In 2000, there were 1,609 workers who commuted into the municipality and 1,956 workers who commuted away. The municipality is a net exporter of workers, with about 1.2 workers leaving the municipality for every one entering. Of the working population, 13.3% used public transportation to get to work, and 58.2% used a private car.

==Religion==
From the 2000 census, 680 or 13.0% were Roman Catholic, while 3,681 or 70.2% belonged to the Swiss Reformed Church. Of the rest of the population, there were 16 members of an Orthodox church (or about 0.31% of the population), there were 7 individuals (or about 0.13% of the population) who belonged to the Christian Catholic Church, and there were 283 individuals (or about 5.40% of the population) who belonged to another Christian church. There were 9 individuals (or about 0.17% of the population) who were Jewish, and 265 (or about 5.05% of the population) who were Islamic. There were 2 individuals who were Buddhist, 16 individuals who were Hindu and 4 individuals who belonged to another church. 276 (or about 5.26% of the population) belonged to no church, are agnostic or atheist, and 143 individuals (or about 2.73% of the population) did not answer the question.

==Education==
In Kirchberg about 2,155 or (41.1%) of the population have completed non-mandatory upper secondary education, and 667 or (12.7%) have completed additional higher education (either university or a Fachhochschule). Of the 667 who completed tertiary schooling, 75.1% were Swiss men, 19.9% were Swiss women, 3.1% were non-Swiss men and 1.8% were non-Swiss women.

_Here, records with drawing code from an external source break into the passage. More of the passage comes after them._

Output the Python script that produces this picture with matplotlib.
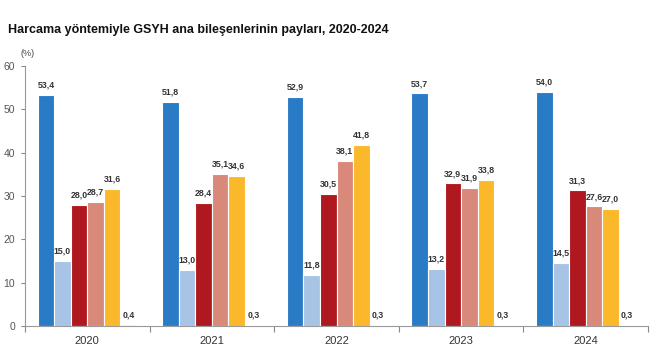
import matplotlib
matplotlib.use("Agg")
import matplotlib.pyplot as plt
import numpy as np

years = ["2020", "2021", "2022", "2023", "2024"]
s1 = [53.4, 51.8, 52.9, 53.7, 54.0]
s2 = [15.0, 13.0, 11.8, 13.2, 14.5]
s3 = [28.0, 28.4, 30.5, 32.9, 31.3]
s4 = [28.7, 35.1, 38.1, 31.9, 27.6]
s5 = [31.6, 34.6, 41.8, 33.8, 27.0]
s6 = [0.4, 0.3, 0.3, 0.3, 0.3]
series = [s1, s2, s3, s4, s5, s6]
colors = ["#2a7bc6", "#a7c3e6", "#b0181f", "#d9897a", "#fbb82a", "#f4f4f4"]

plt.rcParams['font.family'] = ['Liberation Sans', 'DejaVu Sans']

fig = plt.figure(figsize=(6.6, 3.6), dpi=100)
ax = fig.add_axes([25/660, 1-326/360, (648-25)/660, (326-66)/360])

x = np.arange(len(years))
w = 0.133
for k, (vals, c) in enumerate(zip(series, colors)):
    off = (k - 2.5) * w
    ax.bar(x + off, vals, width=w, color=c, edgecolor="white", linewidth=0.8, zorder=2)
    for xi, v in zip(x, vals):
        ax.text(xi + off, v + 1.2, f"{v:.1f}".replace(".", ","), ha="center", va="bottom",
                fontsize=6.3, fontweight="bold", color="#333333")

ax.set_xlim(-0.5, 4.5)
ax.set_ylim(0, 60)
ax.set_yticks([0, 10, 20, 30, 40, 50, 60])
ax.tick_params(axis="y", labelsize=7.5, colors="#888888", labelcolor="#555555", length=3, width=0.8, pad=4)
ax.set_xticks(x)
ax.set_xticklabels(years)
ax.tick_params(axis="x", length=0, labelsize=8, labelcolor="#333333", pad=7)
ax.set_xticks(np.arange(-0.5, 5, 1), minor=True)
ax.tick_params(axis="x", which="minor", length=4, width=0.8, colors="#888888")
for sp in ["top", "right"]:
    ax.spines[sp].set_visible(False)
for sp in ["left", "bottom"]:
    ax.spines[sp].set_color("#999999")
    ax.spines[sp].set_linewidth(0.8)

fig.text(8/660, 1-30/360, "Harcama yöntemiyle GSYH ana bileşenlerinin payları, 2020-2024",
         fontsize=9, fontweight="bold", color="#111111", va="center", ha="left")
fig.text(21/660, 1-53/360, "(%)", fontsize=6.5, color="#444444", va="center", ha="left")

fig.savefig("out.png", dpi=100)
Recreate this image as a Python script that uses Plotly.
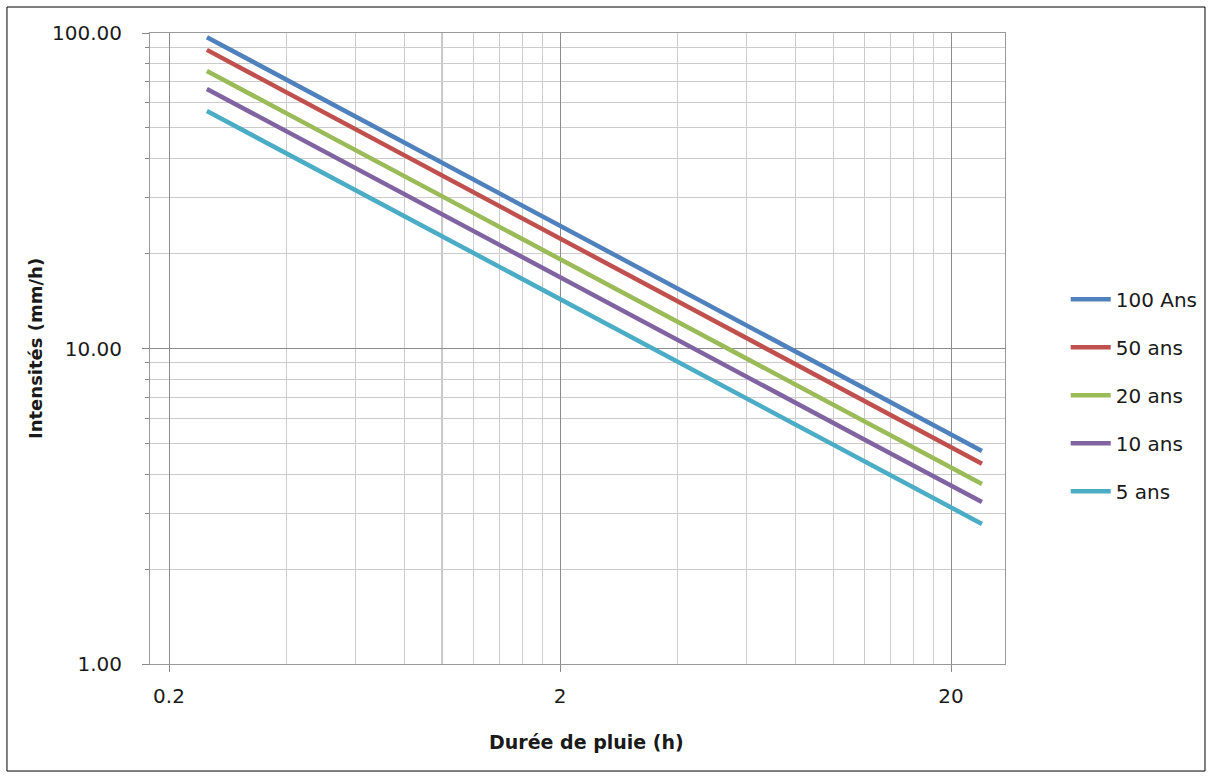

The Canton of Bern school system provides one year of non-obligatory Kindergarten, followed by six years of Primary school. This is followed by three years of obligatory lower Secondary school where the students are separated according to ability and aptitude. Following the lower Secondary students may attend additional schooling or they may enter an apprenticeship.

During the 2010–11 school year, there were a total of 689 students attending classes in Kirchberg. There were 5 kindergarten classes with a total of 93 students in the municipality. Of the kindergarten students, 18.3% were permanent or temporary residents of Switzerland (not citizens) and 23.7% have a different mother language than the classroom language. The municipality had 18 primary classes and 333 students. Of the primary students, 19.8% were permanent or temporary residents of Switzerland (not citizens) and 26.7% have a different mother language than the classroom language. During the same year, there were 14 lower secondary classes with a total of 263 students. There were 12.2% who were permanent or temporary residents of Switzerland (not citizens) and 21.3% have a different mother language than the classroom language.

As of 2000, there were 285 students in Kirchberg who came from another municipality, while 207 residents attended schools outside the municipality.